Dataset extract
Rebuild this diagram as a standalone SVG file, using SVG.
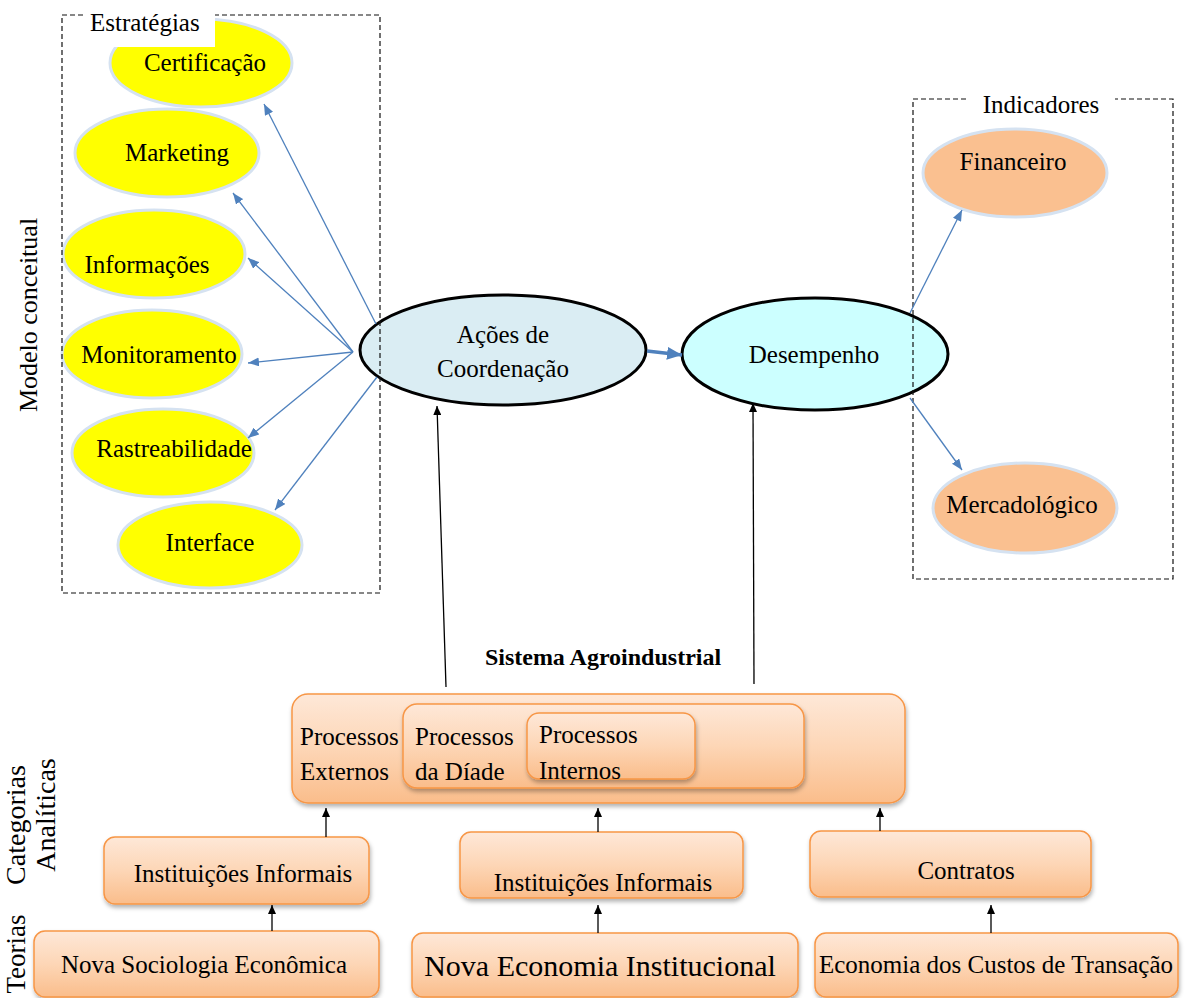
<svg xmlns="http://www.w3.org/2000/svg" width="1189" height="998" viewBox="0 0 1189 998">
<style>
text{font-family:"Liberation Serif","Times New Roman",serif;fill:#000}
.t{font-size:25px}
.c{text-anchor:middle}
.ye{fill:#ffff00;stroke:#d5e2f1;stroke-width:3}
.or{fill:#fac090;stroke:#d5e2f1;stroke-width:3}
.dash{fill:none;stroke:#111;stroke-width:1.2;stroke-dasharray:5,3}
.box{fill:url(#g);stroke:#f79646;stroke-width:1.5;filter:url(#sh)}
.bl{stroke:#4f81bd;stroke-width:1.3;fill:none;marker-end:url(#ab)}
.bk{stroke:#000;stroke-width:1.3;fill:none;marker-end:url(#ak)}
</style>
<defs>
<linearGradient id="g" x1="0" y1="0" x2="0" y2="1">
<stop offset="0" stop-color="#fee8d8"/>
<stop offset="0.5" stop-color="#fdd6b6"/>
<stop offset="1" stop-color="#fabd8b"/>
</linearGradient>
<filter id="sh" x="-5%" y="-10%" width="110%" height="130%">
<feDropShadow dx="1" dy="3" stdDeviation="2" flood-color="#000" flood-opacity="0.3"/>
</filter>
<marker id="ab" markerUnits="userSpaceOnUse" markerWidth="11" markerHeight="9" refX="11" refY="4.5" orient="auto"><path d="M0,0 L11,4.5 L0,9 z" fill="#4f81bd"/></marker>
<marker id="abig" markerUnits="userSpaceOnUse" markerWidth="15" markerHeight="13" refX="15" refY="6.5" orient="auto"><path d="M0,0 L15,6.5 L0,13 z" fill="#4f81bd"/></marker>
<marker id="ak" markerUnits="userSpaceOnUse" markerWidth="9" markerHeight="8" refX="9" refY="4" orient="auto"><path d="M0,0 L9,4 L0,8 z" fill="#000"/></marker>
</defs>
<rect width="1189" height="998" fill="#fff"/>

<!-- side labels -->
<text transform="translate(37,315) rotate(-90)" text-anchor="middle" style="font-size:26px">Modelo conceitual</text>
<text transform="translate(25,825) rotate(-90)" text-anchor="middle" style="font-size:28px">Categorias</text>
<text transform="translate(55,815) rotate(-90)" text-anchor="middle" style="font-size:28px">Analíticas</text>
<text transform="translate(25,954) rotate(-90)" text-anchor="middle" style="font-size:27px">Teorias</text>

<!-- strategies -->
<g id="certificacao"><ellipse class="ye" cx="201" cy="63" rx="91" ry="44"/><text class="t c" x="205" y="71">Certificação</text></g>
<g id="marketing"><ellipse class="ye" cx="167" cy="153" rx="92" ry="44"/><text class="t c" x="177" y="161">Marketing</text></g>
<g id="informacoes"><ellipse class="ye" cx="154" cy="254" rx="91" ry="44"/><text class="t c" x="147" y="273">Informações</text></g>
<g id="monitoramento"><ellipse class="ye" cx="152" cy="354" rx="90" ry="44"/><text class="t c" x="159" y="363">Monitoramento</text></g>
<g id="rastreabilidade"><ellipse class="ye" cx="163" cy="453" rx="91" ry="44"/><text class="t c" x="174" y="457">Rastreabilidade</text></g>
<g id="interface"><ellipse class="ye" cx="210" cy="545" rx="92" ry="43"/><text class="t c" x="210" y="551">Interface</text></g>

<!-- indicators -->
<g id="financeiro"><ellipse class="or" cx="1015" cy="173" rx="92" ry="44"/><text class="t c" x="1013" y="170">Financeiro</text></g>
<g id="mercadologico"><ellipse class="or" cx="1025" cy="508" rx="92" ry="45"/><text class="t c" x="1022" y="513">Mercadológico</text></g>

<!-- central -->
<g id="acoes"><ellipse cx="503" cy="350" rx="143" ry="55" fill="#daedf3" stroke="#000" stroke-width="3"/><text class="t c" x="503" y="343">Ações de</text><text class="t c" x="503" y="377">Coordenação</text></g>
<g id="desempenho"><ellipse cx="815" cy="354" rx="133" ry="56" fill="#ccffff" stroke="#000" stroke-width="3"/><text class="t c" x="814" y="363">Desempenho</text></g>

<!-- dashed groups -->
<g id="estrategias">
<rect class="dash" x="62" y="15" width="318" height="578"/>
<rect x="83" y="13" width="132" height="34" fill="#fff"/>
<text x="90" y="31" style="font-size:25px">Estratégias</text>
</g>
<g id="indicadores">
<rect class="dash" x="913" y="99" width="260" height="480"/>
<rect x="967" y="94" width="148" height="12" fill="#fff"/>
<text class="c" x="1041" y="113" style="font-size:25px">Indicadores</text>
</g>

<!-- sistema agroindustrial -->
<text x="603" y="665" text-anchor="middle" style="font-size:24px;font-weight:bold">Sistema Agroindustrial</text>
<g id="externos"><rect class="box" x="292" y="694" width="613" height="109" rx="16"/><text class="t" x="300" y="745">Processos</text><text class="t" x="300" y="780">Externos</text></g>
<g id="diade"><rect class="box" x="403" y="704" width="401" height="84" rx="14"/><text class="t" x="415" y="745">Processos</text><text class="t" x="415" y="780">da Díade</text></g>
<g id="internos"><rect class="box" x="527" y="713" width="168" height="66" rx="12"/><text class="t" x="539" y="743">Processos</text><text class="t" x="539" y="779">Internos</text></g>

<!-- categories -->
<g id="inst1"><rect class="box" x="104" y="837" width="265" height="67" rx="11"/><text class="t c" x="243" y="882">Instituições Informais</text></g>
<g id="inst2"><rect class="box" x="460" y="832" width="283" height="66" rx="11"/><text class="t c" x="603" y="891">Instituições Informais</text></g>
<g id="contratos"><rect class="box" x="810" y="831" width="281" height="66" rx="11"/><text class="t c" x="966" y="879">Contratos</text></g>

<!-- theories -->
<g id="nse"><rect class="box" x="34" y="931" width="345" height="66" rx="11"/><text class="t c" x="204" y="973">Nova Sociologia Econômica</text></g>
<g id="nei"><rect class="box" x="412" y="933" width="386" height="64" rx="11"/><text class="c" x="600" y="976" style="font-size:30px">Nova Economia Institucional</text></g>
<g id="ect"><rect class="box" x="815" y="933" width="363" height="64" rx="11"/><text class="t c" x="996" y="973">Economia dos Custos de Transação</text></g>

<!-- connectors -->
<g id="connectors">
<line class="bl" x1="376" y1="324" x2="264" y2="104"/>
<line class="bl" x1="353" y1="352" x2="233" y2="193"/>
<line class="bl" x1="353" y1="352" x2="248" y2="258"/>
<line class="bl" x1="353" y1="352" x2="248" y2="363"/>
<line class="bl" x1="353" y1="352" x2="248" y2="438"/>
<line class="bl" x1="377" y1="377" x2="275" y2="510"/>
<line x1="647" y1="351" x2="682" y2="355" stroke="#4f81bd" stroke-width="3.5" marker-end="url(#abig)"/>
<line class="bl" x1="910" y1="313" x2="962" y2="210"/>
<line class="bl" x1="910" y1="398" x2="962" y2="470"/>
<line class="bk" x1="446" y1="687" x2="437" y2="406"/>
<line class="bk" x1="754" y1="684" x2="753" y2="403"/>
<line class="bk" x1="326" y1="837" x2="326" y2="808"/>
<line class="bk" x1="598" y1="832" x2="598" y2="808"/>
<line class="bk" x1="880" y1="831" x2="880" y2="808"/>
<line class="bk" x1="272" y1="931" x2="272" y2="905"/>
<line class="bk" x1="598" y1="933" x2="598" y2="905"/>
<line class="bk" x1="991" y1="933" x2="991" y2="905"/>
</g>
</svg>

Directive
Using the material above, return every line exactly as it appears, minus the pictures.

Result of the task
Rebuild this diagram as a standalone SVG file, using SVG.
<svg xmlns="http://www.w3.org/2000/svg" width="1189" height="998" viewBox="0 0 1189 998">
<style>
text{font-family:"Liberation Serif","Times New Roman",serif;fill:#000}
.t{font-size:25px}
.c{text-anchor:middle}
.ye{fill:#ffff00;stroke:#d5e2f1;stroke-width:3}
.or{fill:#fac090;stroke:#d5e2f1;stroke-width:3}
.dash{fill:none;stroke:#111;stroke-width:1.2;stroke-dasharray:5,3}
.box{fill:url(#g);stroke:#f79646;stroke-width:1.5;filter:url(#sh)}
.bl{stroke:#4f81bd;stroke-width:1.3;fill:none;marker-end:url(#ab)}
.bk{stroke:#000;stroke-width:1.3;fill:none;marker-end:url(#ak)}
</style>
<defs>
<linearGradient id="g" x1="0" y1="0" x2="0" y2="1">
<stop offset="0" stop-color="#fee8d8"/>
<stop offset="0.5" stop-color="#fdd6b6"/>
<stop offset="1" stop-color="#fabd8b"/>
</linearGradient>
<filter id="sh" x="-5%" y="-10%" width="110%" height="130%">
<feDropShadow dx="1" dy="3" stdDeviation="2" flood-color="#000" flood-opacity="0.3"/>
</filter>
<marker id="ab" markerUnits="userSpaceOnUse" markerWidth="11" markerHeight="9" refX="11" refY="4.5" orient="auto"><path d="M0,0 L11,4.5 L0,9 z" fill="#4f81bd"/></marker>
<marker id="abig" markerUnits="userSpaceOnUse" markerWidth="15" markerHeight="13" refX="15" refY="6.5" orient="auto"><path d="M0,0 L15,6.5 L0,13 z" fill="#4f81bd"/></marker>
<marker id="ak" markerUnits="userSpaceOnUse" markerWidth="9" markerHeight="8" refX="9" refY="4" orient="auto"><path d="M0,0 L9,4 L0,8 z" fill="#000"/></marker>
</defs>
<rect width="1189" height="998" fill="#fff"/>

<!-- side labels -->
<text transform="translate(37,315) rotate(-90)" text-anchor="middle" style="font-size:26px">Modelo conceitual</text>
<text transform="translate(25,825) rotate(-90)" text-anchor="middle" style="font-size:28px">Categorias</text>
<text transform="translate(55,815) rotate(-90)" text-anchor="middle" style="font-size:28px">Analíticas</text>
<text transform="translate(25,954) rotate(-90)" text-anchor="middle" style="font-size:27px">Teorias</text>

<!-- strategies -->
<g id="certificacao"><ellipse class="ye" cx="201" cy="63" rx="91" ry="44"/><text class="t c" x="205" y="71">Certificação</text></g>
<g id="marketing"><ellipse class="ye" cx="167" cy="153" rx="92" ry="44"/><text class="t c" x="177" y="161">Marketing</text></g>
<g id="informacoes"><ellipse class="ye" cx="154" cy="254" rx="91" ry="44"/><text class="t c" x="147" y="273">Informações</text></g>
<g id="monitoramento"><ellipse class="ye" cx="152" cy="354" rx="90" ry="44"/><text class="t c" x="159" y="363">Monitoramento</text></g>
<g id="rastreabilidade"><ellipse class="ye" cx="163" cy="453" rx="91" ry="44"/><text class="t c" x="174" y="457">Rastreabilidade</text></g>
<g id="interface"><ellipse class="ye" cx="210" cy="545" rx="92" ry="43"/><text class="t c" x="210" y="551">Interface</text></g>

<!-- indicators -->
<g id="financeiro"><ellipse class="or" cx="1015" cy="173" rx="92" ry="44"/><text class="t c" x="1013" y="170">Financeiro</text></g>
<g id="mercadologico"><ellipse class="or" cx="1025" cy="508" rx="92" ry="45"/><text class="t c" x="1022" y="513">Mercadológico</text></g>

<!-- central -->
<g id="acoes"><ellipse cx="503" cy="350" rx="143" ry="55" fill="#daedf3" stroke="#000" stroke-width="3"/><text class="t c" x="503" y="343">Ações de</text><text class="t c" x="503" y="377">Coordenação</text></g>
<g id="desempenho"><ellipse cx="815" cy="354" rx="133" ry="56" fill="#ccffff" stroke="#000" stroke-width="3"/><text class="t c" x="814" y="363">Desempenho</text></g>

<!-- dashed groups -->
<g id="estrategias">
<rect class="dash" x="62" y="15" width="318" height="578"/>
<rect x="83" y="13" width="132" height="34" fill="#fff"/>
<text x="90" y="31" style="font-size:25px">Estratégias</text>
</g>
<g id="indicadores">
<rect class="dash" x="913" y="99" width="260" height="480"/>
<rect x="967" y="94" width="148" height="12" fill="#fff"/>
<text class="c" x="1041" y="113" style="font-size:25px">Indicadores</text>
</g>

<!-- sistema agroindustrial -->
<text x="603" y="665" text-anchor="middle" style="font-size:24px;font-weight:bold">Sistema Agroindustrial</text>
<g id="externos"><rect class="box" x="292" y="694" width="613" height="109" rx="16"/><text class="t" x="300" y="745">Processos</text><text class="t" x="300" y="780">Externos</text></g>
<g id="diade"><rect class="box" x="403" y="704" width="401" height="84" rx="14"/><text class="t" x="415" y="745">Processos</text><text class="t" x="415" y="780">da Díade</text></g>
<g id="internos"><rect class="box" x="527" y="713" width="168" height="66" rx="12"/><text class="t" x="539" y="743">Processos</text><text class="t" x="539" y="779">Internos</text></g>

<!-- categories -->
<g id="inst1"><rect class="box" x="104" y="837" width="265" height="67" rx="11"/><text class="t c" x="243" y="882">Instituições Informais</text></g>
<g id="inst2"><rect class="box" x="460" y="832" width="283" height="66" rx="11"/><text class="t c" x="603" y="891">Instituições Informais</text></g>
<g id="contratos"><rect class="box" x="810" y="831" width="281" height="66" rx="11"/><text class="t c" x="966" y="879">Contratos</text></g>

<!-- theories -->
<g id="nse"><rect class="box" x="34" y="931" width="345" height="66" rx="11"/><text class="t c" x="204" y="973">Nova Sociologia Econômica</text></g>
<g id="nei"><rect class="box" x="412" y="933" width="386" height="64" rx="11"/><text class="c" x="600" y="976" style="font-size:30px">Nova Economia Institucional</text></g>
<g id="ect"><rect class="box" x="815" y="933" width="363" height="64" rx="11"/><text class="t c" x="996" y="973">Economia dos Custos de Transação</text></g>

<!-- connectors -->
<g id="connectors">
<line class="bl" x1="376" y1="324" x2="264" y2="104"/>
<line class="bl" x1="353" y1="352" x2="233" y2="193"/>
<line class="bl" x1="353" y1="352" x2="248" y2="258"/>
<line class="bl" x1="353" y1="352" x2="248" y2="363"/>
<line class="bl" x1="353" y1="352" x2="248" y2="438"/>
<line class="bl" x1="377" y1="377" x2="275" y2="510"/>
<line x1="647" y1="351" x2="682" y2="355" stroke="#4f81bd" stroke-width="3.5" marker-end="url(#abig)"/>
<line class="bl" x1="910" y1="313" x2="962" y2="210"/>
<line class="bl" x1="910" y1="398" x2="962" y2="470"/>
<line class="bk" x1="446" y1="687" x2="437" y2="406"/>
<line class="bk" x1="754" y1="684" x2="753" y2="403"/>
<line class="bk" x1="326" y1="837" x2="326" y2="808"/>
<line class="bk" x1="598" y1="832" x2="598" y2="808"/>
<line class="bk" x1="880" y1="831" x2="880" y2="808"/>
<line class="bk" x1="272" y1="931" x2="272" y2="905"/>
<line class="bk" x1="598" y1="933" x2="598" y2="905"/>
<line class="bk" x1="991" y1="933" x2="991" y2="905"/>
</g>
</svg>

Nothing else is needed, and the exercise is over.